Imagine the researcher’s surprise when they only found granite — even in the deepest depths of the massive borehole. After careful study, they tried to explain that the change that they had detected in the seismic waves was actually due to metamorphic differences in the rock.
But they were so very wrong. And, to add more confusion, they also discovered flowing water miles beneath the earth — something that nobody had predicted.
While some groups immediately tried to explain the newly-discovered subterranean water as proof of the floods in the Bible, scientists have their own theory.

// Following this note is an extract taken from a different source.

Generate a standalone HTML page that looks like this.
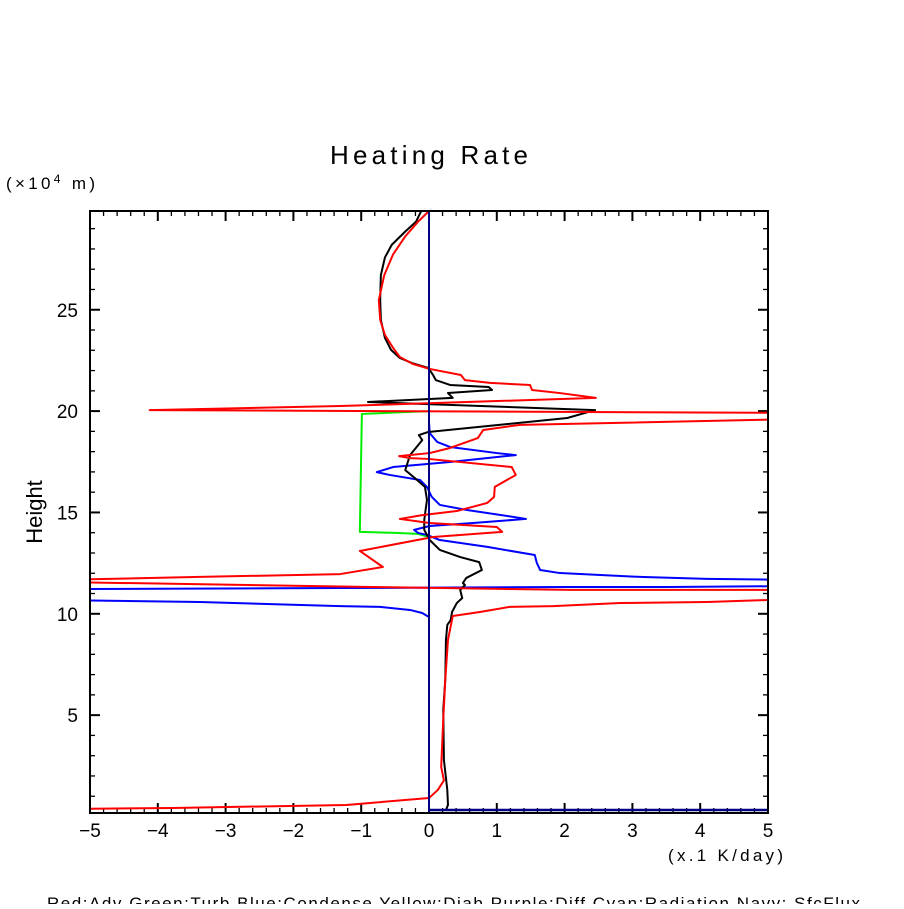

Researchers believe that this strange phenomenon is due to massive pressure forcing oxygen and hydrogen atoms out of the rock. After the atoms had been squeezed out, impermeable rocks trapped the water beneath the surface.
Coincidently, the closure of the Kola Superdeep Borehole coincides with the fall of the Soviet Union. By 1995, the ambitious project was shut down permanently.
Although tourists can still see the remnants of the experiment in the nearby town of Zapolyarny, the site has been declared an environmental hazard. Impressively, the borehole remains the deepest man-made hole. Other researchers have yet to beat its record. But, the race to the center of the Earth isn’t over yet…
Drilling platforms from the International Ocean Discovery Program continue to dig deeper into the sea floor. Researchers are still battling against seemingly insurmountable obstacles, such as failing equipment and extreme temperatures.
However, it is clear that there are many, many secrets just waiting to be uncovered. Who knows what will we find at the center of the Earth.